- **PROVIDED MATERIAL**:
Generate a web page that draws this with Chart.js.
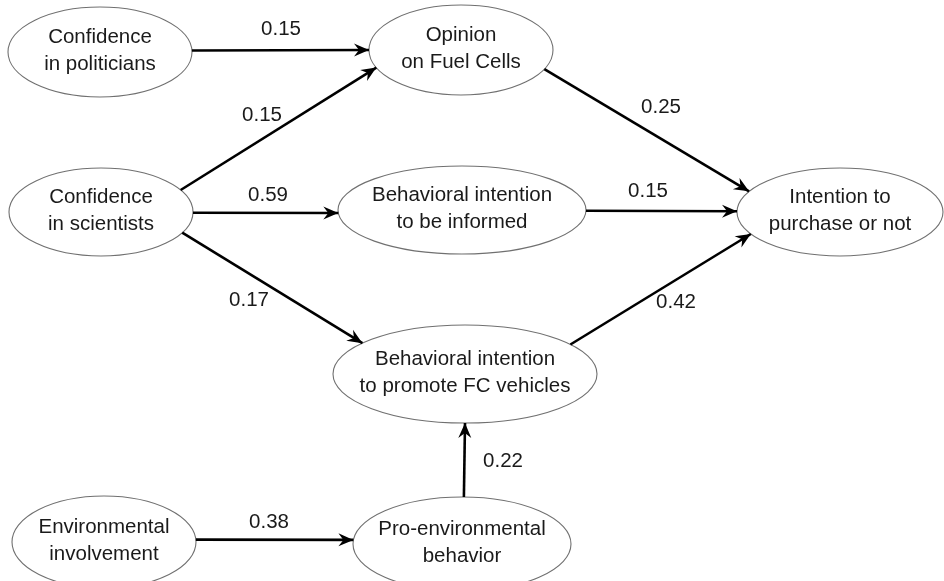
<!DOCTYPE html>
<html>
<head>
<meta charset="utf-8">
<script src="https://cdn.jsdelivr.net/npm/chart.js@4.4.1/dist/chart.umd.min.js"></script>
<style>
  html, body { margin: 0; padding: 0; background: #fff; }
  #wrap { width: 944px; height: 581px; }
</style>
</head>
<body>
<div id="wrap"><canvas id="c" width="944" height="581"></canvas></div>
<script>
// constructs (two text lines each)
const nodeLabels = [
  ["Confidence", "in politicians"],
  ["Opinion", "on Fuel Cells"],
  ["Confidence", "in scientists"],
  ["Behavioral intention", "to be informed"],
  ["Intention to", "purchase or not"],
  ["Behavioral intention", "to promote FC vehicles"],
  ["Environmental", "involvement"],
  ["Pro-environmental", "behavior"]
];
// paths: from -> to, with standardized coefficients
const pathFrom = [0, 2, 2, 2, 1, 3, 5, 6, 7];
const pathTo = [1, 1, 3, 5, 4, 4, 4, 7, 5];
const pathCoefficients = [0.15, 0.15, 0.59, 0.17, 0.25, 0.15, 0.42, 0.38, 0.22];

// layout, in a 944 x 581 coordinate space: [cx, cy, rx, ry]
const nodeBox = [
  [100, 52, 92, 45],
  [461, 50, 92, 45],
  [101, 212, 92, 44],
  [462, 210, 124, 44],
  [840, 212, 103, 44],
  [465, 374, 132, 49],
  [104, 542, 92, 46],
  [462, 544, 109, 47]
];
// where each path leaves / enters its ellipse (degrees, y down)
const portAngles = [
  [-2, 180], [-30, 157], [1, 176], [28, -141], [25, -152],
  [1, 181], [-37, 150], [-3, 185], [-89, 90]
];
const labelAt = [
  [281, 29], [262, 115], [268, 195], [249, 300], [661, 107],
  [648, 191], [676, 302], [269, 522], [503, 461]
];

const FONT = '20.5px "Liberation Sans", Arial, sans-serif';

function portPoint(node, deg) {
  const [cx, cy, rx, ry] = nodeBox[node];
  const a = deg * Math.PI / 180;
  return { x: cx + rx * Math.cos(a), y: cy + ry * Math.sin(a) };
}

const pathDatasets = pathCoefficients.map((v, i) => ({
  label: nodeLabels[pathFrom[i]].join(" ") + " -> " + nodeLabels[pathTo[i]].join(" "),
  data: [portPoint(pathFrom[i], portAngles[i][0]), portPoint(pathTo[i], portAngles[i][1])],
  showLine: true,
  borderColor: "#000",
  borderWidth: 2.6,
  pointRadius: 0,
  fill: false
}));

const diagramPlugin = {
  id: "diagram",
  beforeDatasetsDraw(chart) {
    const { ctx, scales: { x, y } } = chart;
    ctx.save();
    nodeBox.forEach(([cx, cy, rx, ry], i) => {
      const px = x.getPixelForValue(cx), py = y.getPixelForValue(cy);
      const prx = Math.abs(x.getPixelForValue(cx + rx) - px);
      const pry = Math.abs(y.getPixelForValue(cy + ry) - py);
      ctx.beginPath();
      ctx.ellipse(px, py, prx, pry, 0, 0, Math.PI * 2);
      ctx.fillStyle = "#fff";
      ctx.fill();
      ctx.lineWidth = 1.1;
      ctx.strokeStyle = "#707070";
      ctx.stroke();
      ctx.fillStyle = "#1a1a1a";
      ctx.font = FONT;
      ctx.textAlign = "center";
      ctx.textBaseline = "middle";
      ctx.fillText(nodeLabels[i][0], px, py - 15);
      ctx.fillText(nodeLabels[i][1], px, py + 12);
    });
    ctx.restore();
  },
  afterDatasetsDraw(chart) {
    const { ctx, scales: { x, y } } = chart;
    ctx.save();
    chart.data.datasets.forEach((ds, i) => {
      const a = ds.data[0], b = ds.data[1];
      const ax = x.getPixelForValue(a.x), ay = y.getPixelForValue(a.y);
      const bx = x.getPixelForValue(b.x), by = y.getPixelForValue(b.y);
      const ang = Math.atan2(by - ay, bx - ax);
      ctx.save();
      ctx.translate(bx, by);
      ctx.rotate(ang);
      ctx.beginPath();
      ctx.moveTo(0, 0);
      ctx.lineTo(-15, -6.5);
      ctx.lineTo(-10, 0);
      ctx.lineTo(-15, 6.5);
      ctx.closePath();
      ctx.fillStyle = "#000";
      ctx.fill();
      ctx.restore();
      // coefficient label
      ctx.fillStyle = "#1a1a1a";
      ctx.font = FONT;
      ctx.textAlign = "center";
      ctx.textBaseline = "middle";
      ctx.fillText(pathCoefficients[i].toFixed(2),
        x.getPixelForValue(labelAt[i][0]), y.getPixelForValue(labelAt[i][1]));
    });
    ctx.restore();
  }
};

new Chart(document.getElementById("c"), {
  type: "scatter",
  data: { datasets: pathDatasets },
  options: {
    responsive: false,
    animation: false,
    layout: { padding: 0 },
    scales: {
      x: { type: "linear", min: 0, max: 944, display: false },
      y: { type: "linear", min: 0, max: 581, reverse: true, display: false }
    },
    plugins: { legend: { display: false }, tooltip: { enabled: false } }
  },
  plugins: [diagramPlugin]
});
</script>
</body>
</html>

- **TASK REQUIREMENTS**:
Scan the lines for the string "with". Pick out every line that has it.

- **CORRECT RESULT**:
Generate a web page that draws this with Chart.js.
// paths: from -> to, with standardized coefficients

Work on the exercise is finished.